Monday, November 18, 2013

Phosphorus enterprises have mixed feelings on Off-Season Reserves for 2013/2014

The national call for bids for the Commercial Reserves of Chemical Fertilizers during the Off-Season (Off-Season Reserves) was closed at the end of Oct., and the local call for birds is open. However, enterprises are hesitant to participate, according to CCM’s Phosphorus Industry China Monthly Report 1311.

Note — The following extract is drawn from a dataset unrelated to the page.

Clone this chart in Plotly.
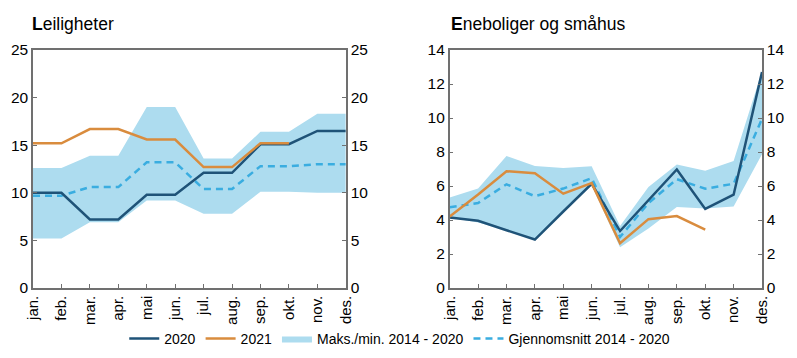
import plotly.graph_objects as go

months = ["jan.", "feb.", "mar.", "apr.", "mai", "jun.", "jul.", "aug.", "sep.", "okt.", "nov.", "des."]

# Leiligheter
lei_2020 = [10.0, 10.0, 7.2, 7.2, 9.8, 9.8, 12.1, 12.1, 15.1, 15.1, 16.5, 16.5]
lei_2021 = [15.2, 15.2, 16.7, 16.7, 15.6, 15.6, 12.7, 12.7, 15.2, 15.2]
lei_avg = [9.7, 9.7, 10.6, 10.6, 13.2, 13.2, 10.4, 10.4, 12.8, 12.8, 13.0, 13.0]
lei_max = [12.6, 12.6, 13.9, 13.9, 19.0, 19.0, 13.6, 13.6, 16.4, 16.4, 18.3, 18.3]
lei_min = [5.2, 5.2, 6.9, 6.9, 9.2, 9.2, 7.8, 7.8, 10.1, 10.1, 10.0, 10.0]

# Eneboliger og småhus
ene_2020 = [4.15, 3.95, 3.4, 2.85, 4.5, 6.13, 3.35, 5.15, 6.97, 4.65, 5.49, 12.7]
ene_2021 = [4.2, 5.5, 6.87, 6.75, 5.55, 6.17, 2.63, 4.05, 4.23, 3.43]
ene_avg = [4.75, 5.0, 6.1, 5.4, 5.85, 6.46, 3.0, 5.0, 6.4, 5.84, 6.13, 9.95]
ene_max = [5.33, 5.86, 7.77, 7.18, 7.06, 7.16, 3.65, 5.94, 7.26, 6.89, 7.47, 12.75]
ene_min = [4.15, 3.85, 3.4, 2.83, 4.5, 6.05, 2.4, 3.5, 4.77, 4.67, 4.8, 7.87]

titles = ["<b>L</b>eiligheter", "<b>E</b>neboliger og småhus"]

C2020 = "#1F5378"
C2021 = "#D98C3E"
CBAND = "#ADDCEF"
CAVG = "#3AADE0"

x = list(range(12))

fig = go.Figure()

panels = [
    (lei_2020, lei_2021, lei_avg, lei_max, lei_min, "x", "y"),
    (ene_2020, ene_2021, ene_avg, ene_max, ene_min, "x2", "y2"),
]

for i, (v20, v21, avg, mx, mn, xa, ya) in enumerate(panels):
    first = i == 0
    fig.add_trace(go.Scatter(x=x, y=mn, xaxis=xa, yaxis=ya, mode="lines",
                             line=dict(width=0, color=CBAND), showlegend=False,
                             hoverinfo="skip"))
    fig.add_trace(go.Scatter(x=x, y=mx, xaxis=xa, yaxis=ya, mode="lines",
                             line=dict(width=0, color=CBAND), fill="tonexty",
                             fillcolor=CBAND, name="Maks./min. 2014 - 2020",
                             legendrank=3, showlegend=first))
    fig.add_trace(go.Scatter(x=x, y=avg, xaxis=xa, yaxis=ya, mode="lines",
                             line=dict(width=2.5, color=CAVG, dash="7px,5px"),
                             name="Gjennomsnitt 2014 - 2020", legendrank=4,
                             showlegend=first))
    fig.add_trace(go.Scatter(x=x, y=v20, xaxis=xa, yaxis=ya, mode="lines",
                             line=dict(width=2.5, color=C2020), name="2020",
                             legendrank=1, showlegend=first))
    fig.add_trace(go.Scatter(x=x[:len(v21)], y=v21, xaxis=xa, yaxis=ya, mode="lines",
                             line=dict(width=2.5, color=C2021), name="2021",
                             legendrank=2, showlegend=first))

# dummy traces for right-hand y axes
fig.add_trace(go.Scatter(x=[], y=[], xaxis="x", yaxis="y3", showlegend=False))
fig.add_trace(go.Scatter(x=[], y=[], xaxis="x2", yaxis="y4", showlegend=False))

FONT = "Liberation Sans, Arial, sans-serif"
axcol = "#707070"

xcommon = dict(range=[0, 11], tickvals=x, ticktext=months, tickangle=-90,
               ticks="inside", ticklen=4, tickcolor=axcol, showline=True,
               linecolor=axcol, linewidth=1.5, mirror=True, showgrid=False,
               zeroline=False, tickfont=dict(size=15, color="black", family=FONT))
ycommon = dict(ticks="inside", ticklen=4, tickcolor=axcol, showline=True,
               linecolor=axcol, linewidth=1.5, showgrid=False, zeroline=False,
               tickfont=dict(size=15.5, color="black", family=FONT))

# page offset from default 8px body margin
OFF = 8
W, H = 797 - OFF, 358 - OFF
L, R = 33 - OFF, W - (762.5 - OFF)
T, B = 50 - OFF, H - (288 - OFF)
PW, PH = W - L - R, H - T - B

d1 = [0, (346 - 33) / PW]
d2 = [(450 - 33) / PW, 1]

fig.update_layout(
    width=W, height=H,
    margin=dict(l=L, r=R, t=T, b=B, autoexpand=False),
    paper_bgcolor="white", plot_bgcolor="white",
    font=dict(family=FONT, size=14, color="black"),
    xaxis=dict(domain=d1, anchor="y", **xcommon),
    xaxis2=dict(domain=d2, anchor="y2", **xcommon),
    yaxis=dict(range=[0, 25], tickvals=[0, 5, 10, 15, 20, 25], anchor="x",
               domain=[0, 1], mirror=True, **ycommon),
    yaxis3=dict(range=[0, 25], tickvals=[0, 5, 10, 15, 20, 25], anchor="x",
                overlaying="y", side="right", **ycommon),
    yaxis2=dict(range=[0, 14], tickvals=[0, 2, 4, 6, 8, 10, 12, 14], anchor="x2",
                domain=[0, 1], mirror=True, **ycommon),
    yaxis4=dict(range=[0, 14], tickvals=[0, 2, 4, 6, 8, 10, 12, 14], anchor="x2",
                overlaying="y2", side="right", **ycommon),
    showlegend=True,
    legend=dict(orientation="h", x=(400 - 33) / PW, xanchor="center",
                y=(288 - 339) / PH, yanchor="middle",
                font=dict(size=14, family=FONT),
                itemwidth=30, traceorder="normal", tracegroupgap=0,
                bgcolor="rgba(0,0,0,0)"),
    annotations=[
        dict(text=titles[0], x=(30 - 33) / PW, y=(288 - 24) / PH, xref="paper",
             yref="paper", showarrow=False, xanchor="left", yanchor="middle",
             font=dict(size=17.5, family=FONT)),
        dict(text=titles[1], x=(449 - 33) / PW, y=(288 - 24) / PH, xref="paper",
             yref="paper", showarrow=False, xanchor="left", yanchor="middle",
             font=dict(size=17.5, family=FONT)),
    ],
)

fig.write_html("out.html")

In order to stabilize fertilizer prices between peak season and off-season, China implemented the off-season commercial storage system of fertilizers in 2004. On Sept. 6, 2013, the National Development and Reform Commission (NDRC) and the Ministry of Finance of the People's Republic of China (MOF) started the Off-Season Reserves bidding process for 2013/2014, with a pre-qualification of the enterprises. According to the NDRC, the reserves will total 18 million tonnes for 2013/2014 (17.3 million tonnes of Off-Season Reserves and 0.7 million tonnes of phosphate fertilizer special Off-Season Reserves), of which 3.7 to 5.2 million tonnes are estimated to be of phosphate fertilizers. The figure includes the phosphate fertilizer special Off-Season Reserves, which comprise mainly high concentration fertilizers such as DAP. The effect of Off-Season Reserves on DAP was especially significant compared with the effects on other kinds of fertilizers, because the phosphate fertilizer Off-Season Reserves account for about 30% of the annual phosphate fertilizer consumption.

Most of the Off-Season Reserves are allocated to provinces in Northeast and Central China.

Some enterprises are quite willing to take part in the Off-season Reserves, for multiple reasons.

The first advantage are the abundant low-interest loans offered to participants by the Chinese government for six months (from Oct. 2013 to March. 2014), coupled with the low price of phosphate fertilizers in the end of Oct. Considering the current difficulties in getting low-interest loans and some enterprises' estimation of a slight decline in phosphate fertilizer prices, taking part in the Off-Season Reserves will possibly bring high profits.

The second is the support of the increasing prices of downstream agricultural products in recent years. In 2004, China first implemented the Price Floor Policy for Key Grain Varieties (for example, wheat and rice). In 2014, the price floor for wheat will be raised by around 2 cents/kg, to USD0.385/kg. Following the uptrend of past years, the rice price floor will also be raised.

The third is the low inventory of distributors. Given the continuously decreasing prices of phosphate fertilizers in 2013, fertilizer distributors maintained their inventory at low levels. This is an incentive for fertilizer manufacturers to develop Off-Season Reserves, since the demand for the first high season of 2014 (beginning in March) will be higher than the demand for the same period in 2013, when distributors' warehouses were fuller.

There is, however, a number of phosphate fertilizer producers unwilling to develop Off-Season Reserves due to continually decreasing prices. Between improving their relationship with local governments in order to enjoy privileges, and not participating in the Off-season Reserves to avoid large potential losses, some manufacturers, especially small ones, are likely to choose the latter.

Given the absolute surplus of phosphate fertilizers, the fluctuation of prices between off-season and high season will not be substantial. In addition, in an industry already crippled by overcapacity, the Off-Season Reserves end up providing a respite to manufacturers still operating obsolete production lines. This can only be damaging to the fertilizer business as a whole, since it aggravates the surplus and hinders the overall technological development of the industry. Some specialists have suggested replacing the Off-Season Reserves with more effective governmental subsidy mechanisms.

Upon the whole, most of the eligible manufacturers are quite eager to undertake the 2013/2014 Off-Season Reserves.